■ Your task
Single out the lines that include the word "this". Copy them.

Dataset excerpt:
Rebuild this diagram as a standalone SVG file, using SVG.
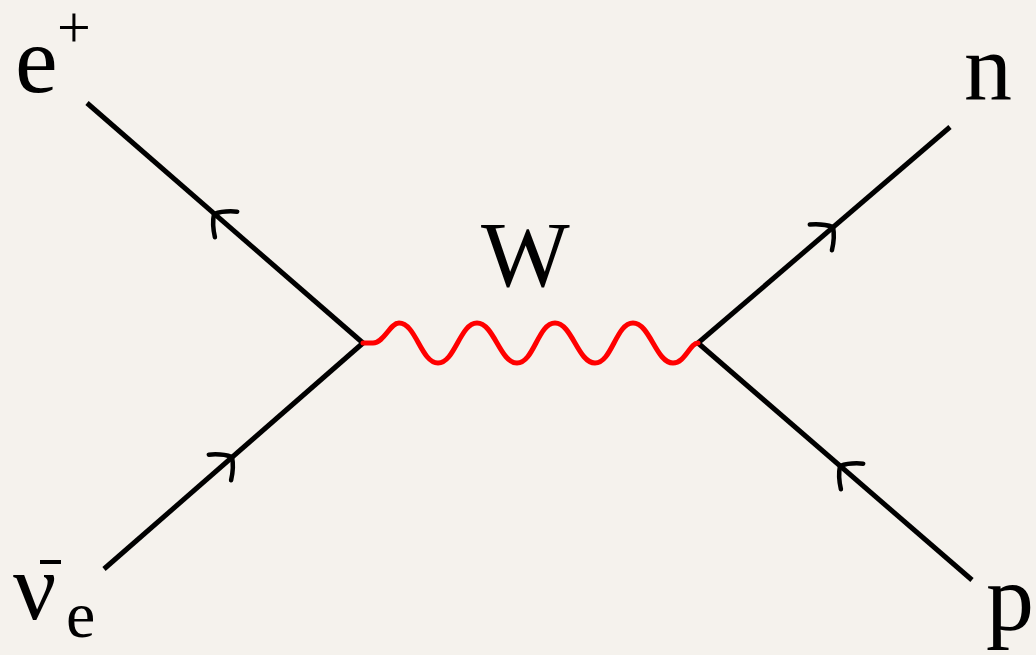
<svg xmlns="http://www.w3.org/2000/svg" width="1036" height="655" viewBox="0 0 1036 655">
<style>
.l{stroke:#000;stroke-width:5;fill:none;stroke-linecap:butt}
.a{stroke:#000;stroke-width:4.5;fill:none;stroke-linecap:round;stroke-linejoin:miter}
.w{stroke:#f00;stroke-width:5;fill:none;stroke-linecap:round}
</style>
<defs>
<path id="arr" class="a" d="M-16,-17 Q-5,-9 0,0 Q-5,9 -16,17"/>
</defs>
<rect width="1036" height="655" fill="#f5f2ed"/>
<g id="connectors">
<path class="l" d="M87,103 L363,343"/>
<path class="l" d="M104,569 L363,343"/>
<path class="l" d="M698,343 L950,127"/>
<path class="l" d="M698,343 L972,580"/>
<path class="w" d="M363,343 H373 C384,343 390,323 399,323 C416,323 421,363 438,363 C455,363 460,323 477,323 C494,323 500,363 517,363 C534,363 538,323 555,323 C572,323 578,363 595,363 C612,363 616,323 633,323 C650,323 656,363 673,363 C685,363 690,343 698,343"/>
<use href="#arr" transform="translate(214,214) rotate(221)"/>
<use href="#arr" transform="translate(232,457) rotate(-41)"/>
<use href="#arr" transform="translate(833,227) rotate(-40.6)"/>
<use href="#arr" transform="translate(840,466) rotate(221)"/>
</g>
<g id="e-plus" font-family="Liberation Serif, serif"><text x="15" y="92" font-size="96">e</text><text x="57" y="47" font-size="60">+</text></g>
<g id="nu-e" font-family="Liberation Serif, serif"><text x="13" y="619" font-size="96">ν</text><line x1="40" y1="562" x2="61" y2="562" stroke="#000" stroke-width="4"/><text x="66" y="637" font-size="66">e</text></g>
<g id="W" font-family="Liberation Serif, serif"><text x="481" y="286" font-size="94">W</text></g>
<g id="n" font-family="Liberation Serif, serif"><text x="964" y="100" font-size="96">n</text></g>
<g id="p" font-family="Liberation Serif, serif"><text x="986" y="630" font-size="96">p</text></g>
</svg>
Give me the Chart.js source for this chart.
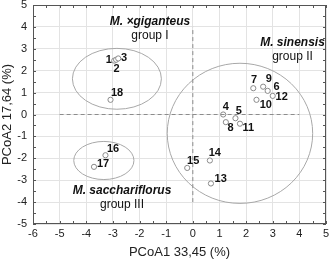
<!DOCTYPE html>
<html>
<head>
<meta charset="utf-8">
<script src="https://cdn.jsdelivr.net/npm/chart.js@4.4.1/dist/chart.umd.min.js"></script>
<style>
  html, body { margin: 0; padding: 0; background: #fff; }
  #wrap { width: 331px; height: 261px; }
</style>
</head>
<body>
<div id="wrap"><canvas id="pcoaChart"></canvas></div>
<script>
// sample ids and PCoA coordinates
const sampleIds = ["1", "2", "3", "4", "5", "6", "7", "8", "9", "10", "11", "12", "13", "14", "15", "16", "17", "18"];
const pcoa1 = [-2.95, -2.88, -2.8, 1.14, 1.6, 2.81, 2.27, 1.24, 2.64, 2.39, 1.77, 3.0, 0.68, 0.64, -0.21, -3.28, -3.71, -3.09];
const pcoa2 = [2.46, 2.5, 2.56, 0.0, -0.17, 1.08, 1.2, -0.35, 1.27, 0.67, -0.42, 0.85, -3.15, -2.1, -2.44, -1.86, -2.39, 0.67];

// group ellipses (centre x, centre y, radius x, radius y) in axis units
const groupNames = ["M. ×giganteus", "M. sinensis", "M. sacchariflorus"];
const groupSub = ["group I", "group II", "group III"];
const groupCx = [-2.85, 1.77, -3.34];
const groupCy = [1.63, -0.86, -2.1];
const groupRx = [1.67, 2.73, 1.13];
const groupRy = [1.39, 3.2, 0.87];

// dashed reference lines
const hLineX = [-5, 4];
const vLineY = [-4, 4];

const xTicks = [-6, -5, -4, -3, -2, -1, 0, 1, 2, 3, 4, 5];
const yTicks = [-5, -4, -3, -2, -1, 0, 1, 2, 3, 4, 5];

// label offsets in px, relative to each point
const labelDx = [-5.5, 0.5, 5.7, 2.7, 3.3, 9, 0.7, 4.7, 5.7, 9.3, 8.3, 9, 9.7, 5, 6, 7.6, 9, 6.6];
const labelDy = [-1, 9, 0, -7.3, -7.4, -4.3, -8.4, 6, -8, 5, 4.4, 0.7, -4.6, -7.6, -7.4, -6.3, -3, -6.6];
// group caption anchors in px
const captionX = [150, 292.5, 122];
const captionY = [22, 43, 191];

const FONT = "'Liberation Sans', Arial, sans-serif";

const points = sampleIds.map((id, i) => ({ x: pcoa1[i], y: pcoa2[i] }));

const overlay = {
    id: "overlay",
    beforeDatasetsDraw(chart) {
        const { ctx, scales: { x, y } } = chart;
        ctx.save();
        ctx.strokeStyle = "#a8a8a8";
        ctx.lineWidth = 1;
        for (let g = 0; g < groupCx.length; g++) {
            const cx = x.getPixelForValue(groupCx[g]);
            const cy = y.getPixelForValue(groupCy[g]);
            const rx = Math.abs(x.getPixelForValue(groupCx[g] + groupRx[g]) - cx);
            const ry = Math.abs(y.getPixelForValue(groupCy[g] + groupRy[g]) - cy);
            ctx.beginPath();
            ctx.ellipse(cx, cy, rx, ry, 0, 0, Math.PI * 2);
            ctx.stroke();
        }
        ctx.restore();
    },
    afterDatasetsDraw(chart) {
        const { ctx, chartArea: a } = chart;
        const meta = chart.getDatasetMeta(2);
        ctx.save();
        ctx.fillStyle = "#111";
        ctx.font = "bold 11px " + FONT;
        ctx.textAlign = "center";
        ctx.textBaseline = "middle";
        meta.data.forEach((el, i) => {
            ctx.fillText(sampleIds[i], el.x + labelDx[i], el.y + labelDy[i]);
        });
        for (let g = 0; g < groupNames.length; g++) {
            ctx.font = "bold italic 12px " + FONT;
            ctx.fillText(groupNames[g], captionX[g], captionY[g]);
            ctx.font = "12px " + FONT;
            ctx.fillText(groupSub[g], captionX[g], captionY[g] + 14);
        }
        // frame with small inward ticks
        ctx.strokeStyle = "#555";
        ctx.lineWidth = 1;
        ctx.strokeRect(a.left + 0.5, a.top + 0.5, a.right - a.left - 1, a.bottom - a.top - 1);
        const { x, y } = chart.scales;
        ctx.beginPath();
        for (let v = -6; v <= 5; v += 0.5) {
            const px = Math.round(x.getPixelForValue(v)) + 0.5;
            ctx.moveTo(px, a.bottom); ctx.lineTo(px, a.bottom - 3);
            ctx.moveTo(px, a.top); ctx.lineTo(px, a.top + 3);
        }
        for (let v = -5; v <= 5; v += 0.5) {
            const py = Math.round(y.getPixelForValue(v)) + 0.5;
            ctx.moveTo(a.left, py); ctx.lineTo(a.left + 3, py);
            ctx.moveTo(a.right, py); ctx.lineTo(a.right - 3, py);
        }
        ctx.stroke();
        ctx.restore();
    }
};

new Chart(document.getElementById("pcoaChart"), {
    type: "scatter",
    data: {
        datasets: [
            {
                data: hLineX.map(v => ({ x: v, y: 0 })),
                showLine: true,
                borderColor: "#8c8c8c",
                borderWidth: 1,
                borderDash: [4, 3],
                pointRadius: 0
            },
            {
                data: vLineY.map(v => ({ x: 0, y: v })),
                showLine: true,
                borderColor: "#8c8c8c",
                borderWidth: 1,
                borderDash: [4, 3],
                pointRadius: 0
            },
            {
                data: points,
                pointRadius: 2.6,
                pointBorderWidth: 1,
                pointBorderColor: "#8a8a8a",
                pointBackgroundColor: "#fff"
            }
        ]
    },
    options: {
        responsive: true,
        maintainAspectRatio: false,
        animation: false,
        events: [],
        layout: { padding: { top: 1, right: 4, left: 0, bottom: 0 } },
        plugins: { legend: { display: false }, tooltip: { enabled: false } },
        scales: {
            x: {
                type: "linear",
                min: -6,
                max: 5,
                afterBuildTicks: s => { s.ticks = xTicks.map(v => ({ value: v })); },
                afterFit: s => { s.height = 37; s.paddingLeft = 0; s.paddingRight = 0; },
                grid: { color: "#e3e3e3", drawTicks: false },
                border: { display: false },
                ticks: { padding: 3, color: "#222", font: { family: FONT, size: 11 } },
                title: {
                    display: true,
                    text: "PCoA1 33,45 (%)",
                    color: "#222",
                    font: { family: FONT, size: 13 },
                    padding: { top: 0, bottom: 1 }
                }
            },
            y: {
                type: "linear",
                min: -5,
                max: 5,
                afterBuildTicks: s => { s.ticks = yTicks.map(v => ({ value: v })); },
                afterFit: s => { s.width = 33; s.paddingTop = 0; s.paddingBottom = 0; },
                grid: { color: "#e3e3e3", drawTicks: false },
                border: { display: false },
                ticks: { padding: 6, color: "#222", font: { family: FONT, size: 11 } },
                title: {
                    display: true,
                    text: "PCoA2 17,64 (%)",
                    color: "#222",
                    font: { family: FONT, size: 13 },
                    padding: { top: 0, bottom: 0 }
                }
            }
        }
    },
    plugins: [overlay]
});
</script>
</body>
</html>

■ Exercise solution
Rebuild this diagram as a standalone SVG file, using SVG.
Give me the Chart.js source for this chart.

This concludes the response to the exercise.